To be done: From the first line of the data below through the line bearing "import plotly.graph_objects as go", reproduce each line exactly; do not include pictures.

Collected material:
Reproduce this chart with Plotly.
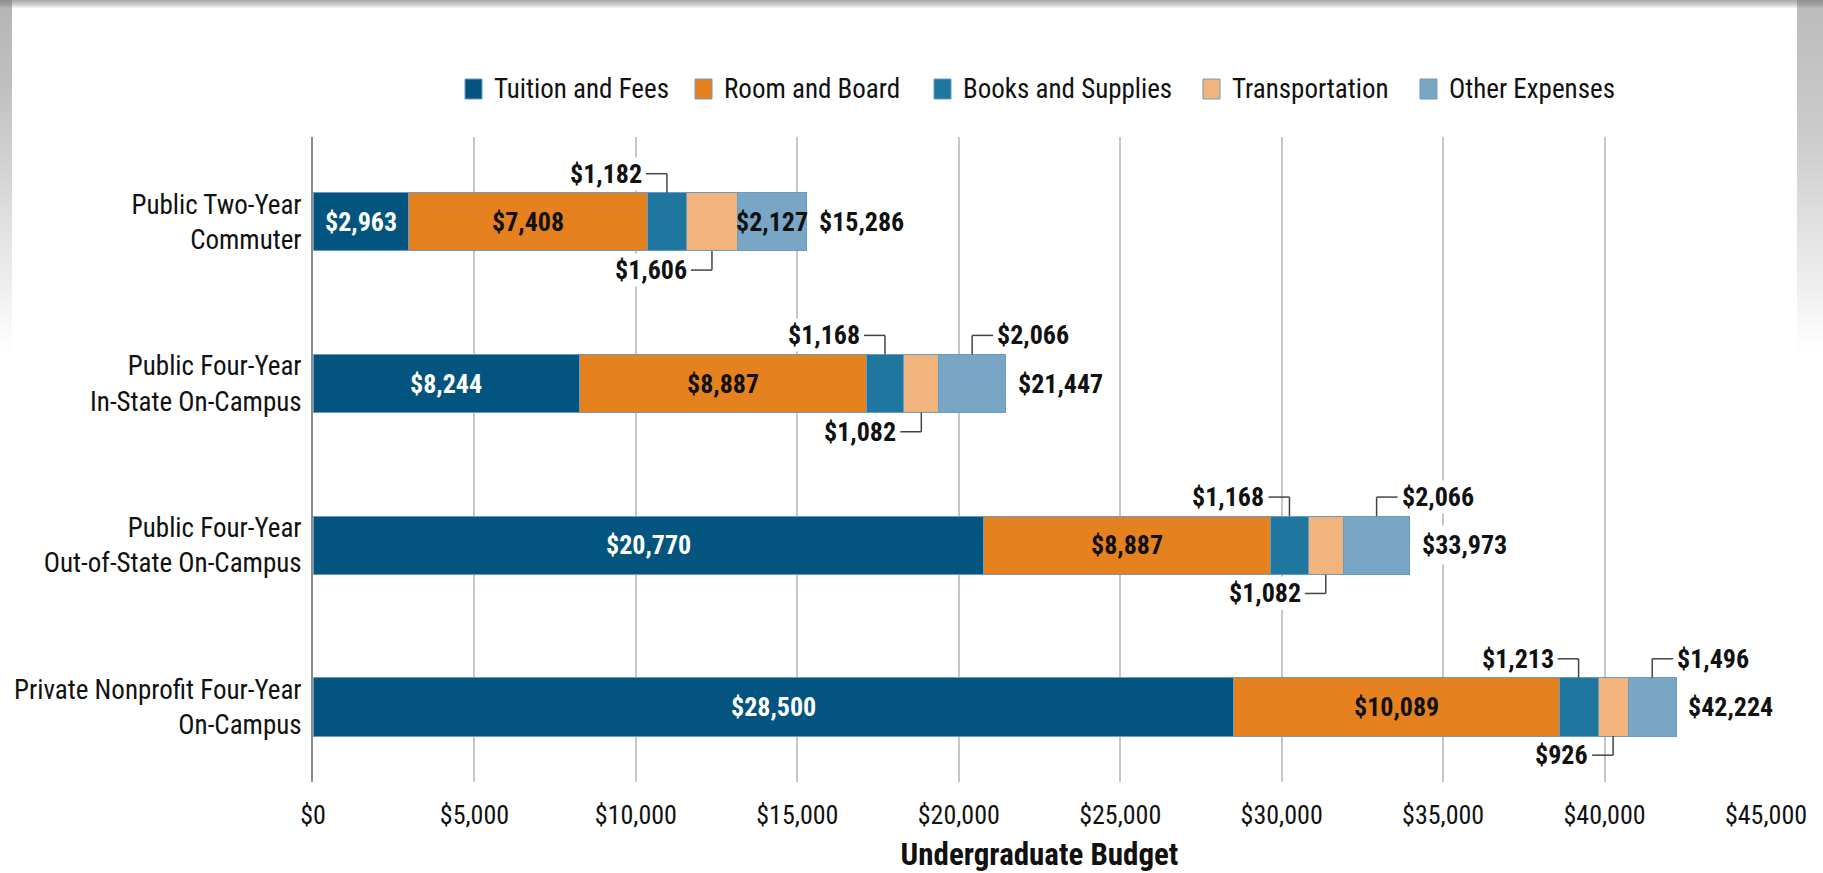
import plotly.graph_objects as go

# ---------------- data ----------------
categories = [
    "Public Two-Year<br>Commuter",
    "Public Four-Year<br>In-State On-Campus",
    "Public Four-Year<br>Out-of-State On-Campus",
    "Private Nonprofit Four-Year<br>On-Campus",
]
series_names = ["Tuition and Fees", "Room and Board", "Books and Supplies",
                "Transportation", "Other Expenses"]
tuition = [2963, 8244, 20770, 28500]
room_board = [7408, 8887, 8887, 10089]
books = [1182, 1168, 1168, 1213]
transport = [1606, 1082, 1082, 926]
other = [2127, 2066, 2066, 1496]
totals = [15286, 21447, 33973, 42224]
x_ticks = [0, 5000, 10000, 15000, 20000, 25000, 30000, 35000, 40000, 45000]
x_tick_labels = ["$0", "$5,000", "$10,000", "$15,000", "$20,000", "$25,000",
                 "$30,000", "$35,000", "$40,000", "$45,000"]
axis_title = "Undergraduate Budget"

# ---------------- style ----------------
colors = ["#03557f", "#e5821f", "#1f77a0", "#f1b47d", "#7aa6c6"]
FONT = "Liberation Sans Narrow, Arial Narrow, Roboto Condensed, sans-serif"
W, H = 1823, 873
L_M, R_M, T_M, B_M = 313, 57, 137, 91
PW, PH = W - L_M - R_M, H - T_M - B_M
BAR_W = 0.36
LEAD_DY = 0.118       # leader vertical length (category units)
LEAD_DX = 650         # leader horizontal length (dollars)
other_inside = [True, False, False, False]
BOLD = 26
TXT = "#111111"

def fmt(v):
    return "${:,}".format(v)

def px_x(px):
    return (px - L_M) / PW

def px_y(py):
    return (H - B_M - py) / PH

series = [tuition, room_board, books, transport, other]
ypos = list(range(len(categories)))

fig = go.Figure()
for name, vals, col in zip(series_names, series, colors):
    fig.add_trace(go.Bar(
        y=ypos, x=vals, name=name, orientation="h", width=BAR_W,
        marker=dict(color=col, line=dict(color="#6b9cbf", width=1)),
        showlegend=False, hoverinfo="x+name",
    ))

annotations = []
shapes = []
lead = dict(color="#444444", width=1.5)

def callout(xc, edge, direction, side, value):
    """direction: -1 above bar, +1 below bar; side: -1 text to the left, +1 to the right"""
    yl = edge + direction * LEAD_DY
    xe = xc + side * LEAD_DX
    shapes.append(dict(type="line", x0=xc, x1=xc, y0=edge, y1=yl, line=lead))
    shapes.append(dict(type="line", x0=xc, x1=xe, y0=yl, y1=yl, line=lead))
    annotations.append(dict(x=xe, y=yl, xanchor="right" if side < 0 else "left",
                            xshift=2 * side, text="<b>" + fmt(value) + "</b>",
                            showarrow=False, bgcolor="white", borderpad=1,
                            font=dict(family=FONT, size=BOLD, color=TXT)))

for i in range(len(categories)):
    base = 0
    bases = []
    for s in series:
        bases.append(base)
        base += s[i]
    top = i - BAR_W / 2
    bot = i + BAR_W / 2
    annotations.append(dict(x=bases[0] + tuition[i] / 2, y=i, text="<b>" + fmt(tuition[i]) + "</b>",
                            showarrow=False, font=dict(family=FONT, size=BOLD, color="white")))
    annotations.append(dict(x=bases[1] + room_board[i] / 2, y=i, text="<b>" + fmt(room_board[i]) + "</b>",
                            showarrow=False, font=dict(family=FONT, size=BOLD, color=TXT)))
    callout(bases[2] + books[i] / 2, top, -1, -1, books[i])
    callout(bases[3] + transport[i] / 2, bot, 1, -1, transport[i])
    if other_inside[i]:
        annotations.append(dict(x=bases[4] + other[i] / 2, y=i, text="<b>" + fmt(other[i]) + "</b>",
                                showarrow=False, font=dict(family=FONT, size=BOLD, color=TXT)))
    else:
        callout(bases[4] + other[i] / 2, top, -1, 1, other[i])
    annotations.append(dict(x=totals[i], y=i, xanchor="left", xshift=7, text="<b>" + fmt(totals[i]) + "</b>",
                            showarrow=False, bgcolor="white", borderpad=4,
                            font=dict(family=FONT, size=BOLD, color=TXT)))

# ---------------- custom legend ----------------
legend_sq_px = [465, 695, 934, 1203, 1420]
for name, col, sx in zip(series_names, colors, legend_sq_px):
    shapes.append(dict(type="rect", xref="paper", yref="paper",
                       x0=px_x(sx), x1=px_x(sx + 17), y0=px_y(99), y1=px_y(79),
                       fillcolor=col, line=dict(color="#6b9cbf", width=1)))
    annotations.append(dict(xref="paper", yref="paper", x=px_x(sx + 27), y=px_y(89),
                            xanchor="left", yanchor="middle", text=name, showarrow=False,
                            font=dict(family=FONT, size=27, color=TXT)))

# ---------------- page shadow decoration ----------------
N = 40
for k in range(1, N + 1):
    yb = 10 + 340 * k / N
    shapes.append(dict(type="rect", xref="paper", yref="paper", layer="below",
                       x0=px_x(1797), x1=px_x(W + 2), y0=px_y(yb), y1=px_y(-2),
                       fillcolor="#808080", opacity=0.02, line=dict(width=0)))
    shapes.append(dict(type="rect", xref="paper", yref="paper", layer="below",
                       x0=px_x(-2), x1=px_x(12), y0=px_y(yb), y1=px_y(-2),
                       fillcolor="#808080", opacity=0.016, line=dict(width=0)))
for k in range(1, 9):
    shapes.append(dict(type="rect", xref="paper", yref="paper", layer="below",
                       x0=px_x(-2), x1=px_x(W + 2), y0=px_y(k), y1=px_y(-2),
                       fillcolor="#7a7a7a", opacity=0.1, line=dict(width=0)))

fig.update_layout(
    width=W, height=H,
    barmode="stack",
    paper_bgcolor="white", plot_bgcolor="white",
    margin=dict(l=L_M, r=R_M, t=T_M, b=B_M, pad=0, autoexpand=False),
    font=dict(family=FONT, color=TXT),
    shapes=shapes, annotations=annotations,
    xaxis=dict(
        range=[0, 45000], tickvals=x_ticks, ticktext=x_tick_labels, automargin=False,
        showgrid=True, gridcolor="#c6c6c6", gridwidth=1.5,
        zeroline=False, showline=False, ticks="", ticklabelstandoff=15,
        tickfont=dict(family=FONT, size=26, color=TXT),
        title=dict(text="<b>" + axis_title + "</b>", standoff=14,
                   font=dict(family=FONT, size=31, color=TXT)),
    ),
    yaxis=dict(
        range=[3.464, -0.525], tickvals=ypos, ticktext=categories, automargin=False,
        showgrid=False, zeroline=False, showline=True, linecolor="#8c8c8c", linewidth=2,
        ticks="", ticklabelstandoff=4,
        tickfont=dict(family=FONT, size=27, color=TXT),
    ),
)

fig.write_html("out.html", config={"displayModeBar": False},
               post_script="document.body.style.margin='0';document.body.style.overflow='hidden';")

The response:
Reproduce this chart with Plotly.
import plotly.graph_objects as go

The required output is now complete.